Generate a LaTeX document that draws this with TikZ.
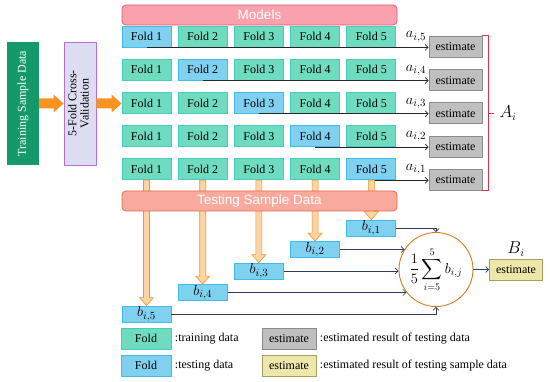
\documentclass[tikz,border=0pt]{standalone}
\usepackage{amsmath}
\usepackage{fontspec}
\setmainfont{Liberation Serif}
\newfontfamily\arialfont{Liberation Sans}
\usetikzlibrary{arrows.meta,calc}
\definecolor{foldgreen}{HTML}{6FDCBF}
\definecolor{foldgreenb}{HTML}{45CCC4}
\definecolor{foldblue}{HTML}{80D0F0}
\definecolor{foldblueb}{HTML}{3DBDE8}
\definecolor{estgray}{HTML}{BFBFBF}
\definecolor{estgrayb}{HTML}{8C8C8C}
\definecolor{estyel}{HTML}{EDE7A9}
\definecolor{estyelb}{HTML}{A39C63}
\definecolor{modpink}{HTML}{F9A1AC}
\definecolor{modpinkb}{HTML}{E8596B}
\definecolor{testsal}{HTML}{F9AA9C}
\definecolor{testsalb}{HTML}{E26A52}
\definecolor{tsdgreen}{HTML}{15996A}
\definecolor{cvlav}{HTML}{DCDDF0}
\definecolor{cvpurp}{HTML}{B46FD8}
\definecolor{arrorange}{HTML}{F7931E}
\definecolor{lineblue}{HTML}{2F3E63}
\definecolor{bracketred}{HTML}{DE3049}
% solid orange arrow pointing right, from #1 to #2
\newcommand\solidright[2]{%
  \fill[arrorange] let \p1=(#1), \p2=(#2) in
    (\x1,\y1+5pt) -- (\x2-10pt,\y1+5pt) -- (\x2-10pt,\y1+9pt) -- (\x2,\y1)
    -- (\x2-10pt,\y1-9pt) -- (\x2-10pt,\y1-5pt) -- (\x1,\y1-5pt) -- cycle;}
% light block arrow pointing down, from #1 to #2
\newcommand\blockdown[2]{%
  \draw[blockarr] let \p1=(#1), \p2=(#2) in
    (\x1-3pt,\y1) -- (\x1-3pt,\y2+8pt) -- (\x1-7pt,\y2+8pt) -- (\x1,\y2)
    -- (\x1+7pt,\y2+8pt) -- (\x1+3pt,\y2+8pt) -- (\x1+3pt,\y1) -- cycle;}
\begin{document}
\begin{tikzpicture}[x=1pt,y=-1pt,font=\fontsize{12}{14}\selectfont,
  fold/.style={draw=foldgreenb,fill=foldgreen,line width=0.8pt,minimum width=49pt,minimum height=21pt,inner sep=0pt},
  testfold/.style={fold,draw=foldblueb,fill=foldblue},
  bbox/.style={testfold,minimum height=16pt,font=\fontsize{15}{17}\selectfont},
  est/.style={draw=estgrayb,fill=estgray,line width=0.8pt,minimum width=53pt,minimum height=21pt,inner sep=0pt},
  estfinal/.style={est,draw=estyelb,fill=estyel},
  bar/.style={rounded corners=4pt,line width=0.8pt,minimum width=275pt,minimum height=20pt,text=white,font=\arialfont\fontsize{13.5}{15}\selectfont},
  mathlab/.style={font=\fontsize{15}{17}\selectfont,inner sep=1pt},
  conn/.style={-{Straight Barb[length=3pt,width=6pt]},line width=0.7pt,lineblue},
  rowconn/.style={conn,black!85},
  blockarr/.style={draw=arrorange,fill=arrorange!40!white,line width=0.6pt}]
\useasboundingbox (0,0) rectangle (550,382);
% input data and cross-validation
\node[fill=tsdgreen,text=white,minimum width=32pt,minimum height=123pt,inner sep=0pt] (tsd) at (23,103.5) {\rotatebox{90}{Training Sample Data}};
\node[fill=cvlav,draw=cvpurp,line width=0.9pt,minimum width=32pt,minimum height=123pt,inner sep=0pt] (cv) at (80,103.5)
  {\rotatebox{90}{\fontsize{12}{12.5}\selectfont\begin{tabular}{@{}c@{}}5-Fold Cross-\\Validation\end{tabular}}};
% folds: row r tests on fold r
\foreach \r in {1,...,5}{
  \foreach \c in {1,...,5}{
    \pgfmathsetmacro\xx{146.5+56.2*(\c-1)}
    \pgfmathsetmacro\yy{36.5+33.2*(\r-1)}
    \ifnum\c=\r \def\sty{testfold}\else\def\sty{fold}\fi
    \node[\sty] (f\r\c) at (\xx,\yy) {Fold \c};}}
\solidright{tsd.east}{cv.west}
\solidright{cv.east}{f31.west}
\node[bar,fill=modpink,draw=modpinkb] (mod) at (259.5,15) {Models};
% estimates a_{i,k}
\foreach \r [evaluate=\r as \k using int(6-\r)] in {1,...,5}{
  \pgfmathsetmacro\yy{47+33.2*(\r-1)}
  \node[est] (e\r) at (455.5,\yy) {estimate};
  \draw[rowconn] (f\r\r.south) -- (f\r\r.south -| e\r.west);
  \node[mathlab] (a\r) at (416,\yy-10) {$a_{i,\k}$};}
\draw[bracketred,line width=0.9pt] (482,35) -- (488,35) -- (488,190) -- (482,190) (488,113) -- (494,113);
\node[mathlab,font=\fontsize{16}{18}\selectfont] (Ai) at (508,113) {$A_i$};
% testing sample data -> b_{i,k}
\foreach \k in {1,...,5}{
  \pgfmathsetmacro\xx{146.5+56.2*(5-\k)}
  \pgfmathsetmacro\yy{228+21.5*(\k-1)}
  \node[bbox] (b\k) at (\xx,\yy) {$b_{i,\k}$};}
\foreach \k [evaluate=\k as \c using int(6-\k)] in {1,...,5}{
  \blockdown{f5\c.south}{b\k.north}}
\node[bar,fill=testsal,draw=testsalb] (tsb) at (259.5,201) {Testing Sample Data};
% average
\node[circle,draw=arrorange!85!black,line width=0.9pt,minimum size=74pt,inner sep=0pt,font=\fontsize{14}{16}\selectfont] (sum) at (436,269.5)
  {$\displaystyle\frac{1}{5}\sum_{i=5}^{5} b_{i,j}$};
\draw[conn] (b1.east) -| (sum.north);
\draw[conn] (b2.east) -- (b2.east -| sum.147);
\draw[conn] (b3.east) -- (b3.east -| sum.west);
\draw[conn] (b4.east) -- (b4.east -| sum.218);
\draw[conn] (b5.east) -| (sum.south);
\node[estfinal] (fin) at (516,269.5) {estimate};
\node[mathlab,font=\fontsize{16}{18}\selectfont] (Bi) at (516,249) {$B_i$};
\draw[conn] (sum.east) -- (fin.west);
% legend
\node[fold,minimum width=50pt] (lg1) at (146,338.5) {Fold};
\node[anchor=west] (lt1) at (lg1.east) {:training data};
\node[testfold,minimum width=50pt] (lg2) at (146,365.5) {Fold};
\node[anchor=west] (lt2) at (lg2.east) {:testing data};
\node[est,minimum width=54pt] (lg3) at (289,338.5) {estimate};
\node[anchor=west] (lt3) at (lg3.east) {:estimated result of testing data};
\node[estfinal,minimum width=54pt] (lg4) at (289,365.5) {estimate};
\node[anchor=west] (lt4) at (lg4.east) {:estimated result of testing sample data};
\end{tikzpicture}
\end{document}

Your objective
Without the pictures, copy the material exactly as given.

Written answer
Generate a LaTeX document that draws this with TikZ.
\documentclass[tikz,border=0pt]{standalone}
\usepackage{amsmath}
\usepackage{fontspec}
\setmainfont{Liberation Serif}
\newfontfamily\arialfont{Liberation Sans}
\usetikzlibrary{arrows.meta,calc}
\definecolor{foldgreen}{HTML}{6FDCBF}
\definecolor{foldgreenb}{HTML}{45CCC4}
\definecolor{foldblue}{HTML}{80D0F0}
\definecolor{foldblueb}{HTML}{3DBDE8}
\definecolor{estgray}{HTML}{BFBFBF}
\definecolor{estgrayb}{HTML}{8C8C8C}
\definecolor{estyel}{HTML}{EDE7A9}
\definecolor{estyelb}{HTML}{A39C63}
\definecolor{modpink}{HTML}{F9A1AC}
\definecolor{modpinkb}{HTML}{E8596B}
\definecolor{testsal}{HTML}{F9AA9C}
\definecolor{testsalb}{HTML}{E26A52}
\definecolor{tsdgreen}{HTML}{15996A}
\definecolor{cvlav}{HTML}{DCDDF0}
\definecolor{cvpurp}{HTML}{B46FD8}
\definecolor{arrorange}{HTML}{F7931E}
\definecolor{lineblue}{HTML}{2F3E63}
\definecolor{bracketred}{HTML}{DE3049}
% solid orange arrow pointing right, from #1 to #2
\newcommand\solidright[2]{%
  \fill[arrorange] let \p1=(#1), \p2=(#2) in
    (\x1,\y1+5pt) -- (\x2-10pt,\y1+5pt) -- (\x2-10pt,\y1+9pt) -- (\x2,\y1)
    -- (\x2-10pt,\y1-9pt) -- (\x2-10pt,\y1-5pt) -- (\x1,\y1-5pt) -- cycle;}
% light block arrow pointing down, from #1 to #2
\newcommand\blockdown[2]{%
  \draw[blockarr] let \p1=(#1), \p2=(#2) in
    (\x1-3pt,\y1) -- (\x1-3pt,\y2+8pt) -- (\x1-7pt,\y2+8pt) -- (\x1,\y2)
    -- (\x1+7pt,\y2+8pt) -- (\x1+3pt,\y2+8pt) -- (\x1+3pt,\y1) -- cycle;}
\begin{document}
\begin{tikzpicture}[x=1pt,y=-1pt,font=\fontsize{12}{14}\selectfont,
  fold/.style={draw=foldgreenb,fill=foldgreen,line width=0.8pt,minimum width=49pt,minimum height=21pt,inner sep=0pt},
  testfold/.style={fold,draw=foldblueb,fill=foldblue},
  bbox/.style={testfold,minimum height=16pt,font=\fontsize{15}{17}\selectfont},
  est/.style={draw=estgrayb,fill=estgray,line width=0.8pt,minimum width=53pt,minimum height=21pt,inner sep=0pt},
  estfinal/.style={est,draw=estyelb,fill=estyel},
  bar/.style={rounded corners=4pt,line width=0.8pt,minimum width=275pt,minimum height=20pt,text=white,font=\arialfont\fontsize{13.5}{15}\selectfont},
  mathlab/.style={font=\fontsize{15}{17}\selectfont,inner sep=1pt},
  conn/.style={-{Straight Barb[length=3pt,width=6pt]},line width=0.7pt,lineblue},
  rowconn/.style={conn,black!85},
  blockarr/.style={draw=arrorange,fill=arrorange!40!white,line width=0.6pt}]
\useasboundingbox (0,0) rectangle (550,382);
% input data and cross-validation
\node[fill=tsdgreen,text=white,minimum width=32pt,minimum height=123pt,inner sep=0pt] (tsd) at (23,103.5) {\rotatebox{90}{Training Sample Data}};
\node[fill=cvlav,draw=cvpurp,line width=0.9pt,minimum width=32pt,minimum height=123pt,inner sep=0pt] (cv) at (80,103.5)
  {\rotatebox{90}{\fontsize{12}{12.5}\selectfont\begin{tabular}{@{}c@{}}5-Fold Cross-\\Validation\end{tabular}}};
% folds: row r tests on fold r
\foreach \r in {1,...,5}{
  \foreach \c in {1,...,5}{
    \pgfmathsetmacro\xx{146.5+56.2*(\c-1)}
    \pgfmathsetmacro\yy{36.5+33.2*(\r-1)}
    \ifnum\c=\r \def\sty{testfold}\else\def\sty{fold}\fi
    \node[\sty] (f\r\c) at (\xx,\yy) {Fold \c};}}
\solidright{tsd.east}{cv.west}
\solidright{cv.east}{f31.west}
\node[bar,fill=modpink,draw=modpinkb] (mod) at (259.5,15) {Models};
% estimates a_{i,k}
\foreach \r [evaluate=\r as \k using int(6-\r)] in {1,...,5}{
  \pgfmathsetmacro\yy{47+33.2*(\r-1)}
  \node[est] (e\r) at (455.5,\yy) {estimate};
  \draw[rowconn] (f\r\r.south) -- (f\r\r.south -| e\r.west);
  \node[mathlab] (a\r) at (416,\yy-10) {$a_{i,\k}$};}
\draw[bracketred,line width=0.9pt] (482,35) -- (488,35) -- (488,190) -- (482,190) (488,113) -- (494,113);
\node[mathlab,font=\fontsize{16}{18}\selectfont] (Ai) at (508,113) {$A_i$};
% testing sample data -> b_{i,k}
\foreach \k in {1,...,5}{
  \pgfmathsetmacro\xx{146.5+56.2*(5-\k)}
  \pgfmathsetmacro\yy{228+21.5*(\k-1)}
  \node[bbox] (b\k) at (\xx,\yy) {$b_{i,\k}$};}
\foreach \k [evaluate=\k as \c using int(6-\k)] in {1,...,5}{
  \blockdown{f5\c.south}{b\k.north}}
\node[bar,fill=testsal,draw=testsalb] (tsb) at (259.5,201) {Testing Sample Data};
% average
\node[circle,draw=arrorange!85!black,line width=0.9pt,minimum size=74pt,inner sep=0pt,font=\fontsize{14}{16}\selectfont] (sum) at (436,269.5)
  {$\displaystyle\frac{1}{5}\sum_{i=5}^{5} b_{i,j}$};
\draw[conn] (b1.east) -| (sum.north);
\draw[conn] (b2.east) -- (b2.east -| sum.147);
\draw[conn] (b3.east) -- (b3.east -| sum.west);
\draw[conn] (b4.east) -- (b4.east -| sum.218);
\draw[conn] (b5.east) -| (sum.south);
\node[estfinal] (fin) at (516,269.5) {estimate};
\node[mathlab,font=\fontsize{16}{18}\selectfont] (Bi) at (516,249) {$B_i$};
\draw[conn] (sum.east) -- (fin.west);
% legend
\node[fold,minimum width=50pt] (lg1) at (146,338.5) {Fold};
\node[anchor=west] (lt1) at (lg1.east) {:training data};
\node[testfold,minimum width=50pt] (lg2) at (146,365.5) {Fold};
\node[anchor=west] (lt2) at (lg2.east) {:testing data};
\node[est,minimum width=54pt] (lg3) at (289,338.5) {estimate};
\node[anchor=west] (lt3) at (lg3.east) {:estimated result of testing data};
\node[estfinal,minimum width=54pt] (lg4) at (289,365.5) {estimate};
\node[anchor=west] (lt4) at (lg4.east) {:estimated result of testing sample data};
\end{tikzpicture}
\end{document}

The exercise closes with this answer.